A portrait of two artists fleeing Nazi Germany
When he is physically attacked in May 1933 by the painter Hanns Hubertus Count von Merveldt, the German-Jewish artist Felix Nussbaum is forced to leave Rome’s Villa Massimo. The Nazi persecution of Jews makes it impossible for him and his wife, the painter Felka Platek, to return to Germany. After brief stays in the Italian Riviera, Paris and Ostend, the couple finally find a home in Brussels. Fatefully, they ignore the pleas of a friend that they flee to Palestine and, although the threat from the German occupiers grows daily, they decide to stay in the city, hiding in an attic. Their life hangs in the balance.

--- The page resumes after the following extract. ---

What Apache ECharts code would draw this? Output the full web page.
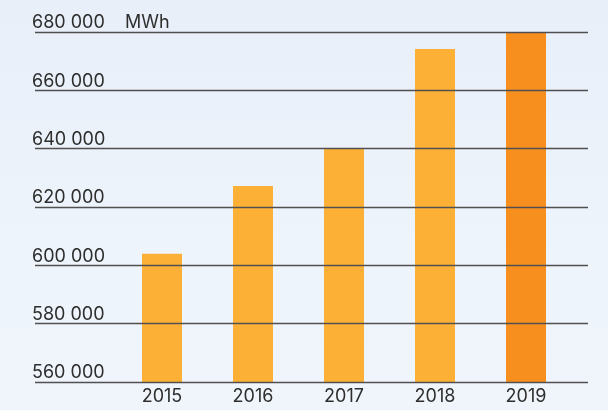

Hans Joachim Schädlich’s Felix and Felka underlines his status as the master of a condensed style at once sublimely artful and starkly powerful. Never has the story of an artist’s life governed by the constraints of racist persecution been told in such a compact form. With his unforgettable descriptions of mere moments in time, Schädlich makes tangible a searing and existential fear by showing his subjects through the lens of interpersonal relationships corrupted by the Nazis. By describing the two artists in their own private milieu, this narrative develops a far-reaching power that extends beyond a harrowing tale about two individuals and their fate.